12 Feb 2010 – Manchester Evening News – Review Tao’s Restaurant Review
Yakub Qureshi, Journalist for City Life and the Manchester Evening News carried out an independent review of Tao’s Restaurant in Prestwich which was recently refurbished by Luci Living Design.
We are pretty delighted about what he had to say about the style and quality of our work.
Something happens when you get into DIY. The world as you know it changes slightly. Some previously anonymous detail around the home – an unbalanced shelf, a wonky tile, loose pointing in the brickwork – take on new and Cyclopean proportions.
Like Neo in The Matrix, when he chooses the white rabbit, when you choose the spirit level, things will never be the same again.
Prestwich restaurant Tao’s provided ample distraction for fans of home improvement. The menu was nothing special.
But the craftsmanship had me weeping into my fortune cookies with envy.
The restaurant with its Chinese roof slates – a long standing landmark off Bury New Rd was re-launched four months ago following a swanky make-over.
Past the immaculately rendered exterior you are welcomed into a well-engineered showroom for the construction industry. Bars and upholstered booths carefully punctuate the smart dining space. Back-lit box partitions, reed wall mats and oak panelling create a Kill Bill-style dining space.
The menu – also beautifully typeset – covers the standard range of your average out-of-town Chinese restaurant: OK, sweet and sour sauces, pineapples, cashews and the like.
The specials were mostly made up of seafood, including seabass, scallops and the alarming-sounding cheese calamari.
Bizarrely, a series of ‘bird’s nest dishes’ appeared to derive their name from being served with a baked potato rather than the coughed-up glutinous saliva of a cave swift, used in Chinese cooking for centuries.
However, there were some nice touches such as a better-than-average choice of dim sum as well as a reasonable selection of wines.
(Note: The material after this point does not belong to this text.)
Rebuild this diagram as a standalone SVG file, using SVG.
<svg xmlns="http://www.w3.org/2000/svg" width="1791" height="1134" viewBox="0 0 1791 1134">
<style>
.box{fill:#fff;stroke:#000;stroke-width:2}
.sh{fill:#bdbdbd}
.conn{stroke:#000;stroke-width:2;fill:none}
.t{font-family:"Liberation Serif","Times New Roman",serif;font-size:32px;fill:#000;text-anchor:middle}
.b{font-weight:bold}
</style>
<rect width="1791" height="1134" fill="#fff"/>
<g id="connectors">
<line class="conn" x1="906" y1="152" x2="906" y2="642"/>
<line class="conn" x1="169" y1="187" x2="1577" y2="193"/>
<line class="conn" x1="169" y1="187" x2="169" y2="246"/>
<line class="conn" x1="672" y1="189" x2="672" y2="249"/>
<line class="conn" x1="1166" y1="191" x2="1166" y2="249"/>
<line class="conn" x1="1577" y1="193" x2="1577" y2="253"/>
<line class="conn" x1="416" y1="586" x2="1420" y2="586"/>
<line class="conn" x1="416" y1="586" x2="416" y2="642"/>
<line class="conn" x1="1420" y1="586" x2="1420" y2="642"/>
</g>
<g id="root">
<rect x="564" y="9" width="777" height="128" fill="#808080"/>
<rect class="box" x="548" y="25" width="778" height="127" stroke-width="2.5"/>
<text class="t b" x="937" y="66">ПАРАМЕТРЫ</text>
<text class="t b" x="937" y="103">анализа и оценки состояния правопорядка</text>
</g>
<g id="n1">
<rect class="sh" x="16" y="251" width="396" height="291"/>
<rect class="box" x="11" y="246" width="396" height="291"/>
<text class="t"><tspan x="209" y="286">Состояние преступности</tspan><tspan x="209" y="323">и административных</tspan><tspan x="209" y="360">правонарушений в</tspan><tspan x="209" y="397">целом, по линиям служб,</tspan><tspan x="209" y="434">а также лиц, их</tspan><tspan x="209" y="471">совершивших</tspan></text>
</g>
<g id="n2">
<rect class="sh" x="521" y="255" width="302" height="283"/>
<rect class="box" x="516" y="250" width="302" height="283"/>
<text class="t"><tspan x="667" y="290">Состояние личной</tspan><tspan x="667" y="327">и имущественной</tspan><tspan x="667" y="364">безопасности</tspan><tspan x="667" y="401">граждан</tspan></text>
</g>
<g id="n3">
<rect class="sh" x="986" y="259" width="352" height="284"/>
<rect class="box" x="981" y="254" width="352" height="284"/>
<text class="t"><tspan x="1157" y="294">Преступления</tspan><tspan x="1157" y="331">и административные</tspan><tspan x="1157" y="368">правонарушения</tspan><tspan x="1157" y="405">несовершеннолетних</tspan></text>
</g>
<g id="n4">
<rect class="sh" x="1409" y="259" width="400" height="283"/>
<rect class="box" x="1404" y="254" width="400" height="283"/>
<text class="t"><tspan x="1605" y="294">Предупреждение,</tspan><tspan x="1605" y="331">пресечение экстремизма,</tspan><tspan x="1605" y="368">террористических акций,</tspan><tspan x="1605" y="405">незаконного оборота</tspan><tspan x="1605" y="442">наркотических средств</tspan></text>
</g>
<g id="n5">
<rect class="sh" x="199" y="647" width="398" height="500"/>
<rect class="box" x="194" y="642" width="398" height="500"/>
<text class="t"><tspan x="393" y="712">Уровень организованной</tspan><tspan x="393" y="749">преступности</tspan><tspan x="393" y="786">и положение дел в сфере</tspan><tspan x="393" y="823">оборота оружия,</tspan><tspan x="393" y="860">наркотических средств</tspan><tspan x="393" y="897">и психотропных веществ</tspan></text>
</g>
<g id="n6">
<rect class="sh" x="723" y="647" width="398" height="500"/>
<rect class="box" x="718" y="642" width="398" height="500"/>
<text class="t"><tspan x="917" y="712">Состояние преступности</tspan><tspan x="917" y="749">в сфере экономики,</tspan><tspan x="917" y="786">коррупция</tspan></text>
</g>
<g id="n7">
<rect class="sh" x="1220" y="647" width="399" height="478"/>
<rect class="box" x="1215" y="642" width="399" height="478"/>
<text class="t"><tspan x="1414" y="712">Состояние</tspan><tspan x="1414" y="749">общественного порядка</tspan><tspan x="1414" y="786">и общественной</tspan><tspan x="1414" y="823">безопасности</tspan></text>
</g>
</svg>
Early reports about the revamped venue had not been kind – with some locals complaining about over-salty dishes. The enthusiastic seasoning seems to have been mostly corrected and I found the menu to be decent although uninspired.
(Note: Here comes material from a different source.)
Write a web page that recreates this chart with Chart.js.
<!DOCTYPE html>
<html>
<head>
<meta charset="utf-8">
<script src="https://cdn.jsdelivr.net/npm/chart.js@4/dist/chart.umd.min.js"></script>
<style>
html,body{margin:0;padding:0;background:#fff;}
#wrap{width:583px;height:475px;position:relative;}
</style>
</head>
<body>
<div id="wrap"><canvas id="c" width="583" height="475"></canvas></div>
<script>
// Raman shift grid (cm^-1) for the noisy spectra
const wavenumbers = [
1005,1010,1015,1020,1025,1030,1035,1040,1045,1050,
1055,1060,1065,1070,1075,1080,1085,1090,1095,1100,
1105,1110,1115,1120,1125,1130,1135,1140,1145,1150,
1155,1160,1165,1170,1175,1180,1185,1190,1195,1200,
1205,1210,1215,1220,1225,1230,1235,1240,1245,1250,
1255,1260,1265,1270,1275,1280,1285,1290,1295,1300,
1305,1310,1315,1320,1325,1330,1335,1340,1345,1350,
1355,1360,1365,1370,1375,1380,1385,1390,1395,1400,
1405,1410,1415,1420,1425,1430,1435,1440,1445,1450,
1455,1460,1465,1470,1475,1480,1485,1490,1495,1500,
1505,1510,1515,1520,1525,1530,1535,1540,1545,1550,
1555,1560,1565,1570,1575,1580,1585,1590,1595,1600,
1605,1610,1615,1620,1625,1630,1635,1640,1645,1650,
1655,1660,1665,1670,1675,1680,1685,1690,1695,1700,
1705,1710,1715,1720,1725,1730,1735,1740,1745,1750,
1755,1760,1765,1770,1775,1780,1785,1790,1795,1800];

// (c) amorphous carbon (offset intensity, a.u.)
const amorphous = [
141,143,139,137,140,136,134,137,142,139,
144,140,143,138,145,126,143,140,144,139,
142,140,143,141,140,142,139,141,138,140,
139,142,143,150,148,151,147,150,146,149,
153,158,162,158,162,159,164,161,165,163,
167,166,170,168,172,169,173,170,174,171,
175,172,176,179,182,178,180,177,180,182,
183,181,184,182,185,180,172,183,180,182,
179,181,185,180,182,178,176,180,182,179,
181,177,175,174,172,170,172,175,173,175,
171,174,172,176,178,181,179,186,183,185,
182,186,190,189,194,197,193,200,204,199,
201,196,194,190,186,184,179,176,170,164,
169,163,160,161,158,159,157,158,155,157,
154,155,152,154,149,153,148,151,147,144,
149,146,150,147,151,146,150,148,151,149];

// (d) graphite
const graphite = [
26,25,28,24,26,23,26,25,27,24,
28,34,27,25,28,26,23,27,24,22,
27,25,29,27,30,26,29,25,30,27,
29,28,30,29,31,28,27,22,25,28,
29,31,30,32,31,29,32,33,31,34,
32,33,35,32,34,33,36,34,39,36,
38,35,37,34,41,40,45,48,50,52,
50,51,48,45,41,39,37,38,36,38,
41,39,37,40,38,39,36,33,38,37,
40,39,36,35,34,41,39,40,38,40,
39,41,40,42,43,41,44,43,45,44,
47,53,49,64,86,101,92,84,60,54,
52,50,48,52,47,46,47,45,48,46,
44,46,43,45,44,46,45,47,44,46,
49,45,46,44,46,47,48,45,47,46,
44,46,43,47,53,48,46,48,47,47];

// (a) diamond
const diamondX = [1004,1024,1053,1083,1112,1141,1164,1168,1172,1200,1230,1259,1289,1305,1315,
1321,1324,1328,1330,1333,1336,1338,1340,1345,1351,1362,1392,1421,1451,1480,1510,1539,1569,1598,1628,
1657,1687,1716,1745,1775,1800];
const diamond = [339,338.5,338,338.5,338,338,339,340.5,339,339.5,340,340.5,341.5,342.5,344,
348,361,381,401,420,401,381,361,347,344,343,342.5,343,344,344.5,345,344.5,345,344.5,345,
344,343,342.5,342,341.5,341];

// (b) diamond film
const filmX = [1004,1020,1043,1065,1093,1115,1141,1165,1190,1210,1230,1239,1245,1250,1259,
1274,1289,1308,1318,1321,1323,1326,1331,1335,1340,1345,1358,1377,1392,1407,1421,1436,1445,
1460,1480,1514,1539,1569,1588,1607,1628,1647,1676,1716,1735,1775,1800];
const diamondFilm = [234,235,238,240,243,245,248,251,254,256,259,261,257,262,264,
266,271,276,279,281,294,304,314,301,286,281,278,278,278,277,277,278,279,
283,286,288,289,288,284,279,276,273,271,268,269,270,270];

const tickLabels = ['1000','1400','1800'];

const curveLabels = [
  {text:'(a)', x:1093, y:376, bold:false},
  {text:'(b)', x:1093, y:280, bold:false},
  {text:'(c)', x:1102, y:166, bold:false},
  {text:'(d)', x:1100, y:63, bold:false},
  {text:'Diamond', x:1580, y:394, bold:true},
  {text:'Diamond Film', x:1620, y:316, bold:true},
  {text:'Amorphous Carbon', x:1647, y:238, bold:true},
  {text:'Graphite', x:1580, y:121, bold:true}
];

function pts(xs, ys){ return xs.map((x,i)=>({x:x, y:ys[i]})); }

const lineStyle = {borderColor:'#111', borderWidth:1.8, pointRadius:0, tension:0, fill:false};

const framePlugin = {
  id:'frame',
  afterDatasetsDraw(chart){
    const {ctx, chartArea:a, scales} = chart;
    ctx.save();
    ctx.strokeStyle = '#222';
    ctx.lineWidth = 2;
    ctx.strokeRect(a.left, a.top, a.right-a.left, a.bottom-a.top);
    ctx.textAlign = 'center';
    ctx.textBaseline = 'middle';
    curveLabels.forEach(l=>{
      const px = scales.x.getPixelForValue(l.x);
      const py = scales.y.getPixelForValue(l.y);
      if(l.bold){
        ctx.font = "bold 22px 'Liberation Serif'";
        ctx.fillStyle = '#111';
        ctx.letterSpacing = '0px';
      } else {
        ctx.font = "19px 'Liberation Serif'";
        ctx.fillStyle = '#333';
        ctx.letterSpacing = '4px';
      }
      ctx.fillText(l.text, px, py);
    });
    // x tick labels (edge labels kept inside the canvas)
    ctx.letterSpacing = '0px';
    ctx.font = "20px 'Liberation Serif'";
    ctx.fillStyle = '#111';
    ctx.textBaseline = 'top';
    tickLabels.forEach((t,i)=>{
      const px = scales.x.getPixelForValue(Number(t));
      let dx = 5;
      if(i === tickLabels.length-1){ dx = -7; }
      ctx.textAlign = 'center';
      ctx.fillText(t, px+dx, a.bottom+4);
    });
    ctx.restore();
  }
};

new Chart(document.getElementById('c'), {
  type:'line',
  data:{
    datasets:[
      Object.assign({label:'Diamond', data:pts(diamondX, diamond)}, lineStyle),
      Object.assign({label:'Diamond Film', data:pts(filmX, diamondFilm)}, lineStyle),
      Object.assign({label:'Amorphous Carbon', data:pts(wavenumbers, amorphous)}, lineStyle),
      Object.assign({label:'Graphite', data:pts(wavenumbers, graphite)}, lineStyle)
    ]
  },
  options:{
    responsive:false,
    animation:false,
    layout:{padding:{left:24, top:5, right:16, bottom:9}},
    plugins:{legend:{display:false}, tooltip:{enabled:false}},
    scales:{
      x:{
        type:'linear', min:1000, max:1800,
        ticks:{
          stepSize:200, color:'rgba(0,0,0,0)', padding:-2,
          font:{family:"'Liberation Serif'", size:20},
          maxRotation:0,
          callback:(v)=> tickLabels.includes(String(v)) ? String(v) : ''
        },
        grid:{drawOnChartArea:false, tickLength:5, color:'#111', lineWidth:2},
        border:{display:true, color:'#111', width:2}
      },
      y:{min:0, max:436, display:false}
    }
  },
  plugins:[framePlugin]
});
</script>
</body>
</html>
And bless the staff, they were making an effort. The starters of spring rolls and beef dumplings were served with a flower petal carved out of melon.
The rolls had a light crispy texture and a pleasant five spice-aniseed kick, although they were still a bit salty.
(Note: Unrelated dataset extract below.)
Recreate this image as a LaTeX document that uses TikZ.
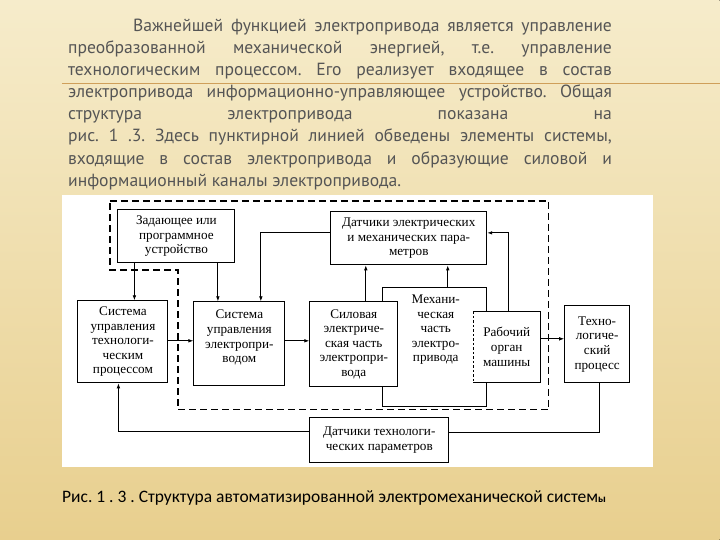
\documentclass[tikz,border=0pt]{standalone}
\usepackage{fontspec}
\setmainfont{Liberation Serif}
\newfontfamily\parafont{PT Sans}
\newfontfamily\capfont{Carlito}
\usetikzlibrary{arrows.meta}
\definecolor{slidetop}{HTML}{F6ECCB}
\definecolor{slidebot}{HTML}{E8CF8E}
\definecolor{rulecol}{HTML}{CF9F5A}
\definecolor{paratext}{HTML}{555555}
\frenchspacing

\begin{document}
\begin{tikzpicture}[x=1pt, y=-1pt, >={Latex[length=5pt,width=3.6pt]},
  box/.style={draw, line width=1pt, fill=white, align=center, inner sep=0pt,
    font=\fontsize{13.2}{14.6}\selectfont},
  frame/.style={line width=1.4pt, dash pattern=on 7pt off 4pt},
  link/.style={->, line width=0.8pt},
  paraline/.style={anchor=base west, inner sep=0pt, text=paratext,
    font=\parafont\fontsize{17.6}{20}\selectfont}]
  % slide background
  \fill[top color=slidetop, bottom color=slidebot] (0,0) rectangle (720,540);
  \draw[rulecol, line width=0.8pt] (62,83) -- (720,83);
  % paragraph
  \foreach \ln [count=\i] in {{\hspace*{65pt}Важнейшей функцией электропривода является управление},
      {преобразованной механической энергией, т.е. управление},
      {технологическим процессом. Его реализует входящее в состав},
      {электропривода информационно-управляющее устройство. Общая},
      {структура электропривода показана на},
      {рис. 1 .3. Здесь пунктирной линией обведены элементы системы,},
      {входящие в состав электропривода и образующие силовой и}}
    \node[paraline] (par\i) at (68, 9.4+22.1*\i) {\makebox[544pt][s]{\ln}};
  \node[paraline] (par8) at (68, 186.2) {информационный каналы электропривода.};
  % figure panel
  \fill[white] (62,195) rectangle (653,467);
  \draw[frame] (110,201) -- (549,201) -- (549,410) -- (178,410) -- (178,270) -- (110,270) -- cycle;
  % blocks
  \node[box, minimum width=117pt, minimum height=53pt] (zad) at (176.5,236.5)
    {Задающее или\\программное\\устройство};
  \node[box, minimum width=156pt, minimum height=53pt] (dat1) at (409,238.5)
    {Датчики электрических\\и механических пара-\\метров};
  \node[box, minimum width=90pt, minimum height=82pt] (sut) at (123,342)
    {Система\\управления\\технологи-\\ческим\\процессом};
  \node[box, minimum width=91pt, minimum height=84pt] (sue) at (239.5,344)
    {Система\\управления\\электропри-\\водом\\\mbox{}};
  \node[box, minimum width=104pt, minimum height=119pt] (mech) at (435,347.5) {};
  \node[box, minimum width=88pt, minimum height=85pt] (sil) at (354,344.5)
    {Силовая\\электриче-\\ская часть\\электропри-\\вода};
  \node[box, draw=none, minimum width=66pt, minimum height=70pt] (rab) at (507,347)
    {Рабочий\\орган\\машины};
  \draw[line width=1pt] (rab.south west) -- (rab.south east) -- (rab.north east) -- (rab.north west);
  \draw[line width=1pt, dash pattern=on 2.5pt off 2pt] (rab.north west) -- (rab.south west);
  \node[box, draw=none, fill=none] (mechtxt) at (436,330)
    {Механи-\\ческая\\часть\\электро-\\привода};
  \node[box, minimum width=65pt, minimum height=77pt] (tp) at (597.5,344.5)
    {Техно-\\логиче-\\ский\\процесс};
  \node[box, minimum width=139pt, minimum height=45pt] (dat2) at (379.5,440.5)
    {Датчики технологи-\\ческих параметров};
  % connectors
  \draw[link] (134.5,0 |- zad.south) -- (134.5,0 |- sut.north);
  \draw[link] (218,0 |- zad.south) -- (218,0 |- sue.north);
  \draw[link] (dat1.west |- 0,233) -| (261,0 |- sue.north);
  \draw[link] (sut.east |- 0,341) -- (sue.west |- 0,341);
  \draw[link] (sue.east |- 0,341) -- (sil.west |- 0,341);
  \draw[link] (366,0 |- sil.north) -- (366,0 |- dat1.south);
  \draw[link] (448,0 |- mech.north) -- (448,0 |- dat1.south);
  \draw[link] (509,0 |- rab.north) |- (dat1.east |- 0,233);
  \draw[link] (rab.east |- 0,339) -- (tp.west |- 0,339);
  \draw[line width=0.8pt] (600,0 |- tp.south) |- (dat2.east |- 0,433);
  \draw[link] (dat2.west |- 0,432) -| (118.5,0 |- sut.south);
  % caption
  \node[anchor=base west, inner sep=0pt, font=\capfont\fontsize{17.5}{20}\selectfont] (cap) at (62,503)
    {Рис. 1 . 3 . Структура автоматизированной электромеханической систем{\fontsize{11}{12}\selectfont\bfseries ы}};
\end{tikzpicture}
\end{document}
I’m a big fan of dumplings and the steamed wonton packages of beef and cabbage did not disappoint, delivering a pleasingly glutinous sensation without being too heavy on the stomach.
We also sampled a bowl of chicken noodle soup. The clear broth of spring onions and greens had the equivalent of an entire chicken breast swimming in it. They clearly hadn’t scrimped on the portions.
Our shared mains were so-so. My friend’s crispy duck was not so crispy – more like a piece of Sunday roast – and the pancakes were somewhat warm. The shredded beef – with a pleasing chew-crunch texture and a sticky, sweet sauce – made up for this.
Despite my companion’s scintillating conversation, I spent the evening distracted by the clean lines of the floor tiles and the expertly applied grouting. How did they get everything so perpendicular? The newly installed toilets were immaculate.
The staff were friendly and attentive and the atmosphere relaxed.
While the 60-odd cover restaurant was eerily quiet for a Friday night – although a small trickle of couples came and went – we are still post-
Christmas, post-credit crunch, so hopefully business will pick up.
Not content with putting their eggs in a single basket, the owners of Tao’s have envisaged the revamped restaurant as something of a party space, with an upstairs floor boasting karaoke and private dining.
There is also outdoor patio seating for dining Al Fresco when it stops snowing.
Both are nice touches but I couldn’t help thinking it a shame more time hadn’t been invested in the menu. With a vast concentration of Chinese restaurants in Manchester, it was always going to be hard for Tao’s to bring something new to the table. If you are on the hunt for authentic regional Chinese cuisine, try the excellent Red And Hot on Faulkner Street.
If I lived near Tao’s, I would certainly recommend giving it a go. If not, I’d certainly ask for the name of their building contractor.